Production of the 70 large decorative flower panels for Seward High School, NY, are well underway.

These highly decorative terracotta units measure around 30 inches square, and form part of a larger restoration including 2000 terracotta pieces in this historic school located in the lower east side of Manhattan. The client is the New York Schools Construction Authority, and the specialist installer is Biltmore General Contractors.

529 Broadway

Article Date: August 15, 2014

One of our craftsmen modelling one of the many terracotta contour panels for the development of 529 Broadway in downtown Manhattan.

Todd Poisson, partner in charge at architects BKSK, worked on the design , said the 34,000-square-foot structure begins with a “reunion of old and new” where it meets the existing buildings. Here, the new facade alludes to the patterning of the 1853 Prescott Hotel that once stood on the site. As the facade progresses east across a 150-foot frontage it warps to reveal a modern curtain wall building. At the east side, 529 Broadway references the rhythm and proportions of the Prescott using a frit pattern and thin aluminum fins.

529 Broadway is clad in a warm, cream-colored, open-joint terracotta rain screen system over a glass and metal curtain wall. Shaws of Darwen is casting each of the 700 unique shapes by hand.

The design team used a variety of software, including Rhino with Grasshopper, to design the modulation of the terracotta facade. “Each floor warps at a slightly different rate to create a gradually unfolding rippling facade,” said Poisson. As the building deforms, intricately detailed spandrels turn into sun shelves that shade the glass. The spandrel pattern shifts to the underside of the horizontal fins facing Broadway.

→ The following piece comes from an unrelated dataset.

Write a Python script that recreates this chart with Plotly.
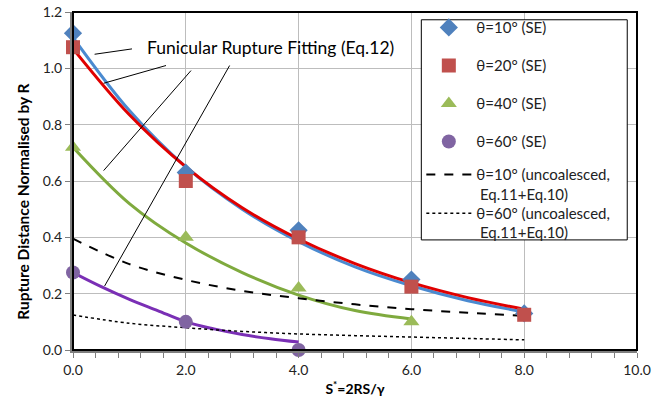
import plotly.graph_objects as go

# Measured rupture distances (Surface Evolver), normalised by R
s_se = [0.0, 2.0, 4.0, 6.0, 8.0]
se_10 = [1.125, 0.63, 0.425, 0.25, 0.13]
se_20 = [1.075, 0.60, 0.40, 0.225, 0.125]
s_se40 = [0.0, 2.0, 4.0, 6.0]
se_40 = [0.72, 0.40, 0.22, 0.10]
s_se60 = [0.0, 2.0, 4.0]
se_60 = [0.275, 0.10, 0.0]

# Funicular rupture fitting curves (Eq.12)
s_fit = [0, 1, 2, 3, 4, 5, 6, 7, 8]
fit_10 = [1.11, 0.85, 0.65, 0.50, 0.385, 0.295, 0.228, 0.175, 0.135]
fit_20 = [1.07, 0.835, 0.65, 0.505, 0.394, 0.307, 0.239, 0.186, 0.145]
s_fit40 = [0, 1, 2, 3, 4, 5, 6]
fit_40 = [0.72, 0.52, 0.38, 0.275, 0.195, 0.14, 0.11]
s_fit60 = [0, 0.5, 1, 1.5, 2, 2.5, 3, 3.5, 4]
fit_60 = [0.275, 0.225, 0.18, 0.14, 0.10, 0.075, 0.055, 0.04, 0.028]

# Uncoalesced model (Eq.11+Eq.10)
s_unc = [0, 1, 2, 3, 4, 5, 6, 7, 8]
unc_10 = [0.395, 0.305, 0.249, 0.21, 0.184, 0.162, 0.145, 0.132, 0.121]
unc_60 = [0.124, 0.095, 0.079, 0.066, 0.057, 0.051, 0.046, 0.041, 0.036]

FONT = "Lato"
LEG_FONT = dict(family=FONT, size=15, color="#222")

fig = go.Figure()

# fitted curves (not in legend)
fits = [
    (s_fit, fit_10, "#4A8AD0"),
    (s_fit, fit_20, "#E00000"),
    (s_fit40, fit_40, "#7FAA3E"),
    (s_fit60, fit_60, "#7A2FB5"),
]
for xs, ys, c in fits:
    fig.add_trace(go.Scatter(x=xs, y=ys, mode="lines", line=dict(color=c, width=3, shape="spline"),
                             showlegend=False, hoverinfo="skip"))

# uncoalesced curves (listed in a second legend block)
fig.add_trace(go.Scatter(x=s_unc, y=unc_10, mode="lines", name="θ=10° (uncoalesced,",
                         line=dict(color="black", width=2, dash="dash", shape="spline"),
                         legend="legend2", legendgroup="g5", legendrank=5))
fig.add_trace(go.Scatter(x=s_unc, y=unc_60, mode="lines", name="θ=60° (uncoalesced,",
                         line=dict(color="black", width=1.5, dash="dot", shape="spline"),
                         legend="legend2", legendgroup="g6", legendrank=6))

# measured markers
markers = [
    (s_se, se_10, "θ=10° (SE)", "diamond", "#4F81BD", 14, 1),
    (s_se, se_20, "θ=20° (SE)", "square", "#C0504D", 14, 2),
    (s_se40, se_40, "θ=40° (SE)", "triangle-up", "#9BBB59", 14, 3),
    (s_se60, se_60, "θ=60° (SE)", "circle", "#8064A2", 14, 4),
]
for xs, ys, name, sym, c, sz, rk in markers:
    fig.add_trace(go.Scatter(x=xs, y=ys, mode="markers", name=name,
                             marker=dict(symbol=sym, color=c, size=sz, line=dict(width=0)),
                             cliponaxis=False, legendgroup="g%d" % rk, legendrank=rk))

# legend panel: white box with a thin black border behind both legend blocks
fig.add_shape(type="rect", x0=0.6176, x1=0.9827, y0=0.3257, y1=0.977, xref="paper", yref="paper",
              fillcolor="white", line=dict(color="black", width=1), layer="above")

# second line of the two uncoalesced legend entries
for yy in (0.4621, 0.3496):
    fig.add_annotation(x=0.7186, y=yy, xref="paper", yref="paper", xanchor="left", yanchor="middle",
                       text="Eq.11+Eq.10)", showarrow=False, font=LEG_FONT)

# leader lines from the fitting label to each curve
leaders = [
    ((1.046, 1.069), (0.383, 1.050)),
    ((1.649, 1.010), (0.543, 0.947)),
    ((2.092, 0.992), (0.543, 0.637)),
    ((2.777, 1.010), (0.560, 0.227)),
]
for (x0, y0), (x1, y1) in leaders:
    fig.add_shape(type="line", x0=x0, y0=y0, x1=x1, y1=y1, xref="x", yref="y",
                  line=dict(color="black", width=1))

fig.add_annotation(x=1.28, y=1.073, xref="x", yref="y", xanchor="left", yanchor="middle",
                   text="Funicular Rupture Fitting (Eq.12)", showarrow=False,
                   font=dict(family=FONT, size=17.5, color="black"))

# y-axis title
fig.add_annotation(x=-0.088, y=0.44, xref="paper", yref="paper", xanchor="center", yanchor="middle",
                   text="<b>Rupture Distance Normalised by R</b>", textangle=-90, showarrow=False,
                   font=dict(family=FONT, size=15.5, color="black"))

# frame: black top/right border
fig.add_shape(type="rect", x0=0, x1=1, y0=0, y1=1, xref="paper", yref="paper",
              line=dict(color="black", width=2), layer="above")

legend_common = dict(xanchor="left", yanchor="top", bgcolor="rgba(0,0,0,0)", borderwidth=0,
                     font=LEG_FONT, traceorder="grouped", itemwidth=45)
fig.update_layout(
    width=669, height=403,
    margin=dict(l=73, r=32, t=12, b=53, autoexpand=False),
    paper_bgcolor="white", plot_bgcolor="white",
    font=dict(family=FONT, size=14, color="#222"),
    showlegend=True,
    legend=dict(x=0.6176, y=1.0023, tracegroupgap=15.5, **legend_common),
    legend2=dict(x=0.6176, y=0.567, tracegroupgap=16.2, **legend_common),
)
fig.update_xaxes(range=[0, 10], dtick=2, tickformat=".1f", showgrid=True, gridcolor="#BDBDBD",
                 gridwidth=1, zeroline=False, showline=True, linecolor="#7F7F7F", linewidth=3,
                 ticks="outside", ticklen=5, tickcolor="#7F7F7F", tickwidth=1, automargin=False,
                 minor=dict(dtick=0.4, ticks="outside", ticklen=5, tickcolor="#7F7F7F", showgrid=False),
                 title=dict(text="<b>S<sup>*</sup>=2RS/γ</b>", font=dict(family=FONT, size=14, color="black"),
                            standoff=8))
fig.update_yaxes(range=[0, 1.2], dtick=0.2, tickformat=".1f", showgrid=True, gridcolor="#BDBDBD",
                 gridwidth=1, zeroline=False, showline=True, linecolor="#7F7F7F", linewidth=3,
                 ticks="outside", ticklen=5, tickcolor="#7F7F7F", tickwidth=1, automargin=False)

fig.write_html("out.html")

“We wanted our new decorative pattern to be a modern interpretation derived from a decorative pattern of the cast iron lintels of the old building,” said Poisson. “We digitally-enhanced old photographs of the building and used film-making software to map it and digitally cast it to effectively create the molds for the terracotta.”


Rialto Theater

Article Date: August 10, 2014

The Jewel of Joliet – the construction of a “vaudeville movie palace” in Joliet, Illinois was the undertaking of the six Rubens brothers. With the opening of the theatre on May 24, 1926, the Royal Theatre Company leased the operation of the theatre to the Great States Theatre. Architects C. W. and George L. Rapp founded the Chicago firm of Rapp & Rapp Architects in 1906. Following the Rialto Square Theatre project, they continued to build ornate theatres throughout the Midwest. The Rialto Square Theatre building was another Kaiser-Ducett terracotta masterpiece. Kaiser-Ducett was also the main contractor for many of the exhibits at Chicago’s 1933 World’s Fair.  The Rialto’s magnificent European architecture is the signature work of the late Eugene Romeo, a Sicilian immigrant who joined the McNulty Brothers Company of Chicago, one of the largest plastering firms in the country. A sampling of buildings in the Chicago area which bear his work include the Board of Trade, Chicago Daily News Building, Soldier Field, Merchandise Mart, Blackstone Theatre, Wrigley Building(another Shaws Terracotta customer) and the Joliet Township High School Auditorium.

The building has undergone an amazing restoration programme in recent years, and Shaws of Darwen are priveliged to be tasked with replacing almost 3000 terracotta stones to bring the building façade up to the glorious quality of the rest of the building, working alongside Bulley & Andrews Masonry Restoration, LLC. The building is covered with a highly technical and decorative 3 coloured mottled glaze on terracotta.